Predicting the Effects of Fuel Composition and Flame Structure on Soot Generation in Turbulent Non-Premixed Flames

Abstract

Abstract : This project aimed to develop a reduced chemistry and soot model for making accurate predictions of soot emissions from military gas turbine engines. Measurements of soot formation were performed in laminar flat premixed flames and turbulent non-premixed jet flames at 1 atm pressure and in turbulent liquid spray flames under representative conditions for takeoff in a gas turbine engine. Fuels investigated included ethylene and a JP-8 surrogate consisting of n-dodecane and m-xylene. The pressurized turbulent jet flame measurements demonstrated that the surrogate fuel was representative of actual JP-8. The premixed flame measurements revealed that flame temperature has a strong impact on the rate of soot nucleation and particle coagulation.
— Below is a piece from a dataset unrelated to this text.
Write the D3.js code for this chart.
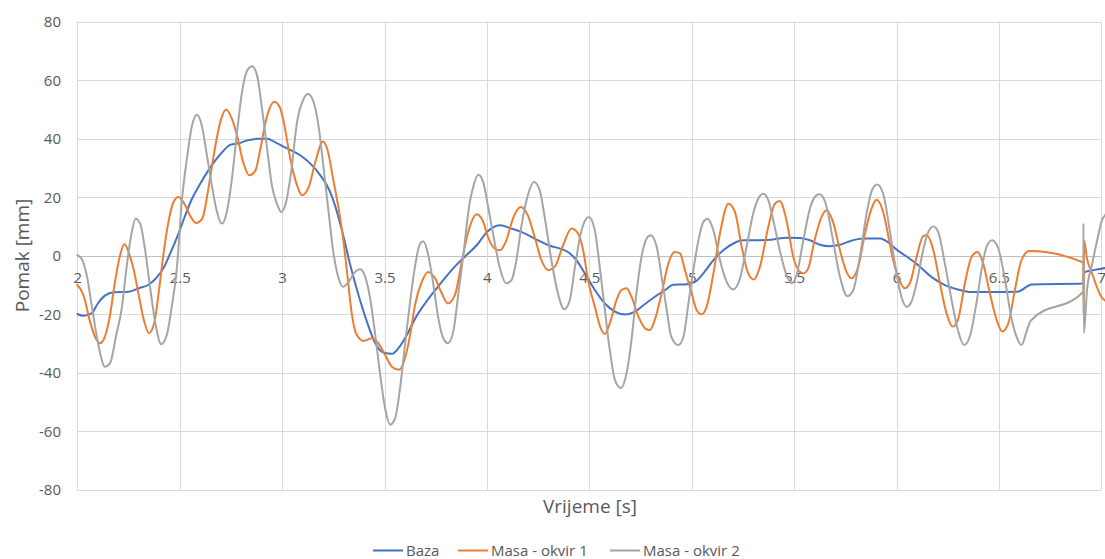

Mean and rms soot concentrations were measured throughout the turbulent non-premixed jet flames, together with soot concentration-temperature data, as well as spatially resolved radiant emission. A detailed chemical kinetic mechanism for ethylene combustion, including fuel-rich chemistry and benzene formation steps, was compiled, validated, and reduced. The reduced ethylene mechanism was incorporated into a high-fidelity large eddy simulation (LES) code, together with a moment-based soot model and different models for thermal radiation. The LES results highlight the importance of including an optically-thick radiation model to accurately predict gas temperatures and thus soot formation rates. When including such a radiation model, the LES model predicts mean soot concentrations within 30% in the ethylene jet flame.